Other Florida counties expend tax dollars on indigent care while Manatee County has been blessed with a trust fund until now. The expiration of the so-called corpus has been anticipated for years yet the county commission dawdles.
Last summer's referendum on a half-cent sales tax increase dedicated to indigent care failed with voters, leaving the county clueless about a solution.
Medicaid expansion under ACA promised to provide some relief here, but Florida's House, under the direction of Wesley Chapel Republican Weatherford, rejected state Senate approval.
We're paying the price in that our tax dollars are flowing to states that accepted expansion instead of returning to Florida. That's an expensive mistake.
The federal government stands ready to pay the entire cost of Medicaid expansion for three years, to the tune of $51 billion, and then decreasing the amount in annual incremental steps until reaching 90 percent in six years.
That would also translate into job growth in the health care industry.
Plus, about 850,000 Floridians would obtain health care coverage should Florida accept Medicaid expansion. ACA extends Medicaid eligibility to 133 percent of the federal poverty rate, or just under $32,000 for a family of four. These are our working neighbors, not the faceless and lazy.
Yet politics -- neither pragmatism nor a social conscious -- continues to drive the debate in the Sunshine state. And the majority of Manatee County commissioners fall right in line with an ideological stand that some other Republican-controlled states have rejected.
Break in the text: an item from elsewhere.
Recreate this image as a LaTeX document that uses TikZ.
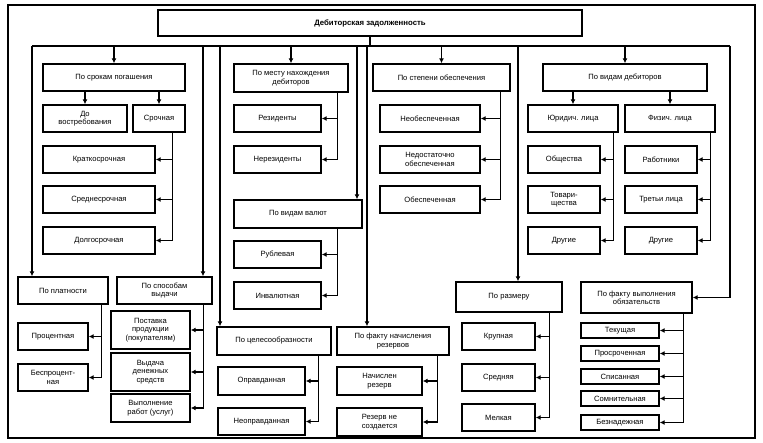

We cannot abandon the working poor and penniless and families struggling with food issues. Their health care issues -- usually lacking in preventive medicine and then developing into far more expensive emergency room treatment -- will not magically disappear should Manatee County fail to address this.
We challenge commissioners to come up with ideas -- and quit abdicating their responsibilities by pushing this on the medical community to come up with solutions.
Manatee has a vibrant health care system that must be nurtured for continued growth and success. We elect commissioners to perform that task in all industries, and they do well with economic development and tourism.
Now's the time to tackle health care. At a minimum, supporting Medicaid expansion would be a positive first step.